Second, it is a system that works against the common good of the theological enterprise. If our end is the advancement of theological understanding, this becomes difficult if our societies are isolated from one another. In going to one meeting, we miss going to the others, and so we struggle to be “catholic” in the sense of “wholeness” or “completeness.” This problem is not solved by an absorption of each societies into one large society. This would be the loss of each and so a loss for all, the opposite of the common good. Instead, I mean some way these societies could be in conversation with each other, advancing our understanding of the God who is love.
Finally, it is a system that works against solidarity, both structurally and personally. Structurally, we end up belonging to different societies, and these societies compete for members, dues, and conference attendees. Personally, different groups of people attend different meetings, so we get to know fewer people and make fewer friends. Our relationships become more purely academic and less personal.
Given these structural problems, it doesn’t surprise me that the organizations that lessen the strain of multiple conferences in a short amount of time are ACHTUS and BCT who held a joint meeting right before and in the same city as CTSA. For those that attended these meetings, it meant one trip. Something like this seems to be the right approach. It enables more people to participate in more meetings, preserves the distinctiveness of the societies so that they can contribute to the overall good of theology, and brings societies closer together to talk with each other. I’m not sure how to bring this about for all of these groups, but it seems like ACHTUS and BCT are a good example of how to start.
This is a great issue to raise. Thanks, Jason! This is a very wide-spread problem. I have also heard many times that the expense of allowing conference papers’ authors to attend electronically and to deliver papers via skype is prohibitive for our societies.
Yet when societies collaborate, as Jason describes here, to facilitate more participants and attendees, everyone benefits. More: theology benefits. If theological societies have any responsibility for safeguarding theology as a discipline, then this collaboration is quite important.
I’d like to raise a related issue: the effects on theological societies of colleges closing.
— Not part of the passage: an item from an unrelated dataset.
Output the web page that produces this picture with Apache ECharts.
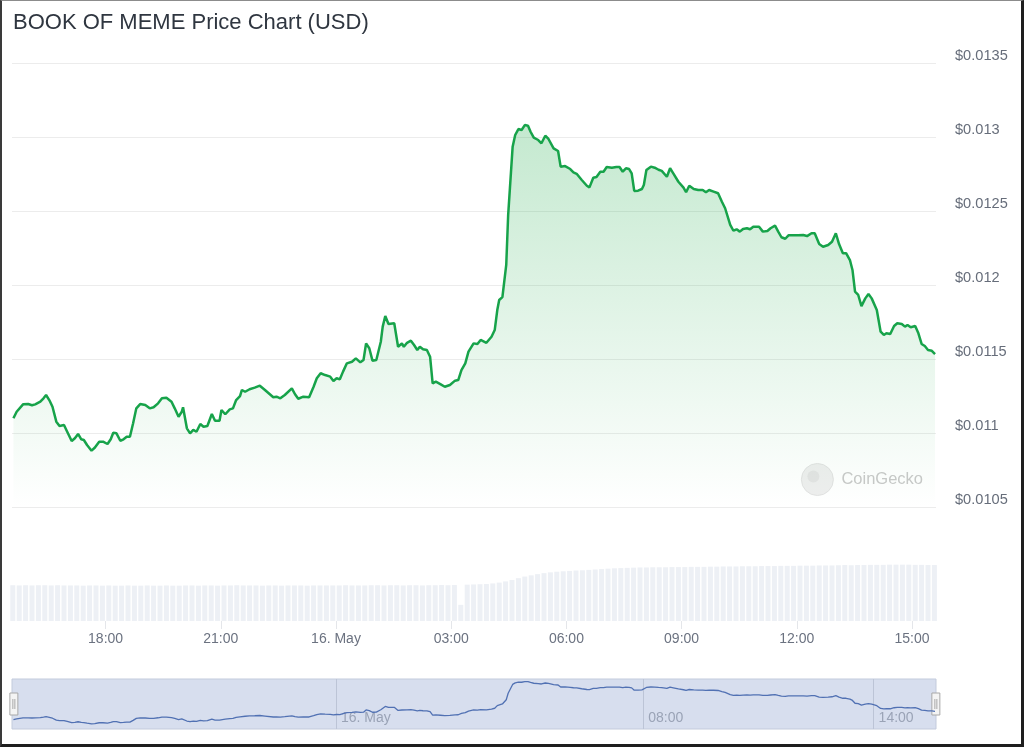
<!DOCTYPE html>
<html>
<head>
<meta charset="utf-8">
<script src="https://cdn.jsdelivr.net/npm/echarts@6/dist/echarts.min.js"></script>
<style>
  html, body { margin: 0; padding: 0; background: #fff; }
  #chart { position: absolute; left: 0; top: 0; width: 1024px; height: 747px; }
  #frame { position: absolute; left: 0; top: 0; width: 1024px; height: 747px; box-sizing: border-box;
           border-top: 1px solid #8c8c8c; border-left: 2px solid #3a3a3a; border-bottom: 3px solid #1e1e1e; border-right: 3px solid #1e1e1e;
           pointer-events: none; }
</style>
</head>
<body>
<div id="chart"></div>
<div id="frame"></div>
<script>
// ---- data (times in minutes after 15 May 2024 15:35 UTC) ----
const startUTC = Date.UTC(2024, 4, 15, 15, 35);

const pricePoints = [
  [1,0.011103],[6,0.011147],[16,0.011197],[24,0.011199],[30,0.011191],[35,0.011197],[43,0.011215],[48,0.011238],
  [52,0.011260],[57,0.011226],[62,0.011181],[68,0.011080],[73,0.011051],[80,0.011057],[85,0.011012],[92,0.010949],
  [97,0.010968],[102,0.010997],[107,0.010961],[111,0.010956],[116,0.010922],[123,0.010884],[128,0.010904],[135,0.010945],
  [141,0.010945],[148,0.010929],[153,0.010961],[157,0.011005],[162,0.011001],[168,0.010951],[173,0.010961],[178,0.010978],
  [183,0.010978],[188,0.011069],[193,0.011170],[199,0.011199],[207,0.011192],[214,0.011170],[220,0.011177],[227,0.011204],
  [233,0.011238],[240,0.011242],[248,0.011215],[253,0.011170],[259,0.011113],[264,0.011147],[266,0.011177],[272,0.011035],
  [277,0.011001],[282,0.011024],[287,0.011012],[293,0.011064],[298,0.011046],[304,0.011051],[311,0.011132],[316,0.011086],
  [323,0.011086],[326,0.011159],[332,0.011130],[339,0.011163],[344,0.011170],[349,0.011226],[355,0.011253],[358,0.011294],
  [363,0.011282],[370,0.011299],[378,0.011310],[386,0.011323],[394,0.011294],[407,0.011245],[412,0.011249],[418,0.011238],
  [425,0.011260],[436,0.011305],[441,0.011265],[446,0.011235],[454,0.011249],[463,0.011245],[470,0.011316],[475,0.011373],
  [481,0.011407],[488,0.011395],[496,0.011384],[501,0.011355],[506,0.011373],[511,0.011366],[516,0.011418],[522,0.011474],
  [530,0.011485],[536,0.011508],[543,0.011481],[548,0.011497],[552,0.011609],[557,0.011576],[562,0.011492],[568,0.011497],
  [575,0.011620],[578,0.011722],[582,0.011794],[587,0.011740],[596,0.011745],[602,0.011586],[608,0.011609],[611,0.011586],
  [616,0.011613],[622,0.011627],[627,0.011598],[632,0.011564],[636,0.011586],[641,0.011569],[647,0.011564],[652,0.011519],
  [656,0.011339],[661,0.011350],[668,0.011334],[675,0.011316],[683,0.011328],[691,0.011357],[696,0.011361],[701,0.011429],
  [707,0.011474],[712,0.011553],[720,0.011609],[726,0.011605],[731,0.011632],[740,0.011613],[748,0.011654],[753,0.011699],
  [757,0.011834],[760,0.011902],[765,0.011922],[771,0.012139],[774,0.012476],[781,0.012938],[785,0.013017],[790,0.013057],
  [795,0.013051],[800,0.013084],[805,0.013080],[809,0.013039],[814,0.012999],[821,0.012983],[826,0.012961],[832,0.013012],
  [837,0.012990],[845,0.012927],[852,0.012909],[856,0.012803],[863,0.012807],[871,0.012787],[876,0.012765],[881,0.012755],
  [889,0.012713],[897,0.012674],[901,0.012663],[907,0.012728],[912,0.012733],[918,0.012769],[923,0.012769],[928,0.012801],
  [936,0.012796],[943,0.012801],[948,0.012801],[953,0.012769],[958,0.012792],[963,0.012787],[967,0.012758],[971,0.012639],
  [977,0.012641],[983,0.012652],[986,0.012679],[990,0.012780],[997,0.012803],[1003,0.012796],[1009,0.012782],[1014,0.012774],
  [1022,0.012735],[1027,0.012792],[1032,0.012758],[1040,0.012701],[1048,0.012661],[1052,0.012630],[1057,0.012674],[1064,0.012652],
  [1071,0.012645],[1078,0.012645],[1083,0.012630],[1088,0.012645],[1095,0.012634],[1102,0.012623],[1108,0.012566],[1113,0.012522],
  [1121,0.012409],[1126,0.012370],[1131,0.012380],[1136,0.012364],[1141,0.012382],[1147,0.012387],[1152,0.012380],[1157,0.012397],
  [1166,0.012397],[1172,0.012364],[1179,0.012368],[1184,0.012387],[1191,0.012404],[1196,0.012364],[1201,0.012326],[1207,0.012316],
  [1212,0.012339],[1220,0.012339],[1227,0.012339],[1235,0.012341],[1241,0.012334],[1248,0.012353],[1253,0.012353],[1260,0.012280],
  [1266,0.012262],[1274,0.012274],[1280,0.012296],[1286,0.012353],[1291,0.012280],[1297,0.012218],[1302,0.012218],[1308,0.012172],
  [1312,0.012105],[1316,0.011958],[1321,0.011936],[1326,0.011861],[1332,0.011913],[1337,0.011943],[1342,0.011913],[1350,0.011834],
  [1356,0.011688],[1361,0.011666],[1365,0.011677],[1371,0.011672],[1377,0.011726],[1382,0.011745],[1389,0.011740],[1394,0.011722],
  [1398,0.011733],[1403,0.011718],[1410,0.011726],[1415,0.011677],[1420,0.011605],[1425,0.011591],[1430,0.011564],[1436,0.011559],
  [1441,0.011537]
];

// 24h volume (USD millions), one bar every 10 minutes from 15:35
const volumeMillions = [
  177,176,177,176,177,177,176,177,176,176,
  176,175,176,176,175,176,175,175,176,175,
  175,176,175,175,176,175,175,176,176,175,
  176,176,175,176,176,177,176,176,176,175,
  176,176,175,176,176,176,175,176,176,176,
  176,176,177,176,176,176,177,177,176,177,
  177,176,177,177,176,177,177,178,177,178,
  80,180,181,182,183,186,190,196,203,212,
  220,226,232,237,241,244,246,248,250,251,
  253,255,257,259,261,262,263,264,265,265,
  266,266,266,267,267,267,268,268,268,269,
  269,270,270,270,271,271,271,272,272,272,
  273,273,273,274,274,274,275,275,275,276,
  277,276,277,277,278,278,278,279,279,279,
  279,278,278,277,277
];
const volumeStepMinutes = 10;

const yTicks = { min: 0.0105, max: 0.0135, step: 0.0005 };
// tick label times (UTC)
const mainTickTimes = [
  Date.UTC(2024,4,15,18), Date.UTC(2024,4,15,21), Date.UTC(2024,4,16,0), Date.UTC(2024,4,16,3),
  Date.UTC(2024,4,16,6), Date.UTC(2024,4,16,9), Date.UTC(2024,4,16,12), Date.UTC(2024,4,16,15)
];
const navTickTimes = [Date.UTC(2024,4,16,0), Date.UTC(2024,4,16,8), Date.UTC(2024,4,16,14)];
const monthNames = ['Jan','Feb','Mar','Apr','May','Jun','Jul','Aug','Sep','Oct','Nov','Dec'];

// ---- build ----
const MIN = 60000;
const priceData = pricePoints.map(p => [startUTC + p[0] * MIN, p[1]]);
const volumeData = volumeMillions.map((v, i) => [startUTC + i * volumeStepMinutes * MIN, v * 1e6]);
const xMin = startUTC - 1.25 * MIN;
const xMax = startUTC + 1442.5 * MIN;

function timeLabel(val) {
  const d = new Date(val);
  const h = d.getUTCHours(), m = d.getUTCMinutes();
  if (h === 0 && m === 0) return d.getUTCDate() + '. ' + monthNames[d.getUTCMonth()];
  return String(h).padStart(2, '0') + ':' + String(m).padStart(2, '0');
}

const FONT = '"Liberation Sans", Arial, Helvetica, sans-serif';
const chart = echarts.init(document.getElementById('chart'), null, { renderer: 'canvas' });

chart.setOption({
  animation: false,
  backgroundColor: '#ffffff',
  textStyle: { fontFamily: FONT },
  title: {
    text: 'BOOK OF MEME Price Chart (USD)',
    left: 8, top: 7,
    textStyle: { fontFamily: FONT, fontSize: 22, fontWeight: 'normal', color: '#2f3640' }
  },
  grid: [
    { left: 12, right: 88, top: 63.5, bottom: 239.5 },
    { left: 12, right: 88, top: 520, bottom: 126 },
    { left: 12, right: 88, top: 679, bottom: 18, show: true, backgroundColor: '#d7deee', borderColor: '#c3cbdc', borderWidth: 1 }
  ],
  xAxis: [
    { type: 'value', gridIndex: 0, min: xMin, max: xMax, show: false, splitLine: { show: false } },
    {
      type: 'value', gridIndex: 1, min: xMin, max: xMax,
      axisLine: { show: false },
      axisTick: { show: true, length: 8, lineStyle: { color: '#e4e6ea' }, customValues: mainTickTimes },
      axisLabel: { customValues: mainTickTimes, formatter: timeLabel, margin: 11, fontSize: 14, color: '#6b7280', fontFamily: FONT },
      splitLine: { show: false }
    },
    {
      type: 'value', gridIndex: 2, min: xMin, max: xMax,
      axisLine: { show: false },
      axisTick: { show: true, inside: true, length: 50, lineStyle: { color: '#bcc4d6', width: 1 }, customValues: navTickTimes },
      axisLabel: { inside: true, customValues: navTickTimes, formatter: timeLabel, align: 'left', padding: [0, 0, 0, 5],
                   margin: 4, fontSize: 14, color: '#9aa3b6', fontFamily: FONT },
      splitLine: { show: false }
    }
  ],
  yAxis: [
    {
      type: 'value', gridIndex: 0, position: 'right', min: yTicks.min, max: yTicks.max, interval: yTicks.step,
      axisLine: { show: false }, axisTick: { show: false },
      axisLabel: { margin: 19, align: 'left', verticalAlign: 'bottom', fontSize: 14.6, color: '#666d7a', fontFamily: FONT,
                   formatter: v => '$' + (+v.toFixed(5)) },
      splitLine: { show: true, lineStyle: { color: '#ececec', width: 1 } }
    },
    { type: 'value', gridIndex: 1, min: 0, max: 5e8, show: false, splitLine: { show: false } },
    { type: 'value', gridIndex: 2, min: 0.01062, max: 0.01322, show: false, splitLine: { show: false } }
  ],
  dataZoom: [{
    type: 'slider', xAxisIndex: [0, 1], start: 0, end: 100,
    left: 12, right: 88, top: 679, height: 50,
    backgroundColor: 'rgba(0,0,0,0)', borderColor: 'rgba(0,0,0,0)', fillerColor: 'rgba(0,0,0,0)',
    showDataShadow: false, showDetail: false, brushSelect: false, moveHandleSize: 0,
    handleIcon: 'path://M0,0 L8,0 L8,22 L0,22 Z M3,6 L3,16 M5,6 L5,16',
    handleSize: 22,
    handleStyle: { color: '#f4f4f4', borderColor: '#a8a8a8', borderWidth: 1 },
    emphasis: { handleStyle: { color: '#f4f4f4', borderColor: '#a8a8a8' } },
    zoomLock: true
  }],
  series: [
    {
      type: 'line', xAxisIndex: 0, yAxisIndex: 0, data: priceData, showSymbol: false, symbol: 'none',
      lineStyle: { color: '#17a34a', width: 2.5 },
      areaStyle: {
        color: new echarts.graphic.LinearGradient(0, 0, 0, 1, [
          { offset: 0, color: 'rgba(34,172,76,0.38)' },
          { offset: 1, color: 'rgba(34,172,76,0.0)' }
        ])
      },
      z: 3
    },
    {
      type: 'bar', xAxisIndex: 1, yAxisIndex: 1, data: volumeData, barWidth: 5,
      itemStyle: { color: '#edf0f5' }, z: 2
    },
    {
      type: 'line', xAxisIndex: 2, yAxisIndex: 2, data: priceData, showSymbol: false, symbol: 'none',
      lineStyle: { color: '#5171b3', width: 1.3 }, z: 5
    }
  ],
  graphic: [{
    type: 'group', right: 101, top: 463, silent: true,
    children: [
      { type: 'circle', shape: { cx: 16, cy: 16, r: 16 }, style: { fill: '#eeeeee', stroke: '#e2e2e2', lineWidth: 1 } },
      { type: 'circle', shape: { cx: 12, cy: 13, r: 6 }, style: { fill: '#e3e3e3' } },
      { type: 'text', left: 40, top: 7, style: { text: 'CoinGecko', fontFamily: FONT, fontSize: 16.5, fill: '#c9c9c9' } }
    ]
  }]
});
</script>
</body>
</html>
Context: Small liberal arts colleges (SLACs) and non-university affiliated seminaries are in deep fiscal trouble everywhere. In a real way this has already begun to impact who gets to be a theologian. If one’s institution closes, that person must stop working as a theologian. That’s one fewer theologian in the societies. This of course will not be the fault of the societies. I’m not talking about responsibility for causing this. But the societies will have to respond to this consequence of colleges’ financial issues.
When a theologian’s institution cuts budget to save money, several things could happen:
1) S/he might begin paying dues annually to fewer societies.
2) S/he might attend fewer conferences because travel funding is shrinking.
3) S/he might find the college library canceling journal subscriptions, such as ATLA.
4) S/he might find it harder to stay current in the Hot Topics of the day, and……
5) ….harder to remain active in the less formal social circles that meet at conferences and that shape and inform everyone’s research hunches, directions, and strategies.
As the professional societies find themselves with fewer and fewer active SLAC-employed members, they will shrink and will be populated increasingly with R-1 (and similar) situated scholars. This means a(n even) more homogenous membership.
I predict in the coming months and years a significant decrease in the number of theologians who are teaching primarily undergraduates. These scholars have a broad reach than others in many ways. For example at my SLAC I am teaching moral theology to students of every single major, whether they came to college interested in the topic or not. Believe me when I say that every single one of them finds the topic interesting & important at least once before they finish my classes.
I predict also a loss of scholars who teach at small seminaries. I hope that some among them will speak to this issue in this forum, to raise awareness of what will happen to theology if/when their numbers diminish significantly.
I want to ask theologians whose research and institutional support suffice for them to remain active in multiple societies to think creatively about solidarity with scholars at fiscally unsafe colleges and seminaries. I want to ask all of us to consider: What might this sort of solidarity look like?
I am concerned about the future of theology. Here is my question.
Are the professional theology societies (the SCE, AAR, CTS, CTSA for example) thinking about this future? Are there strategies under consideration for the future I describe here?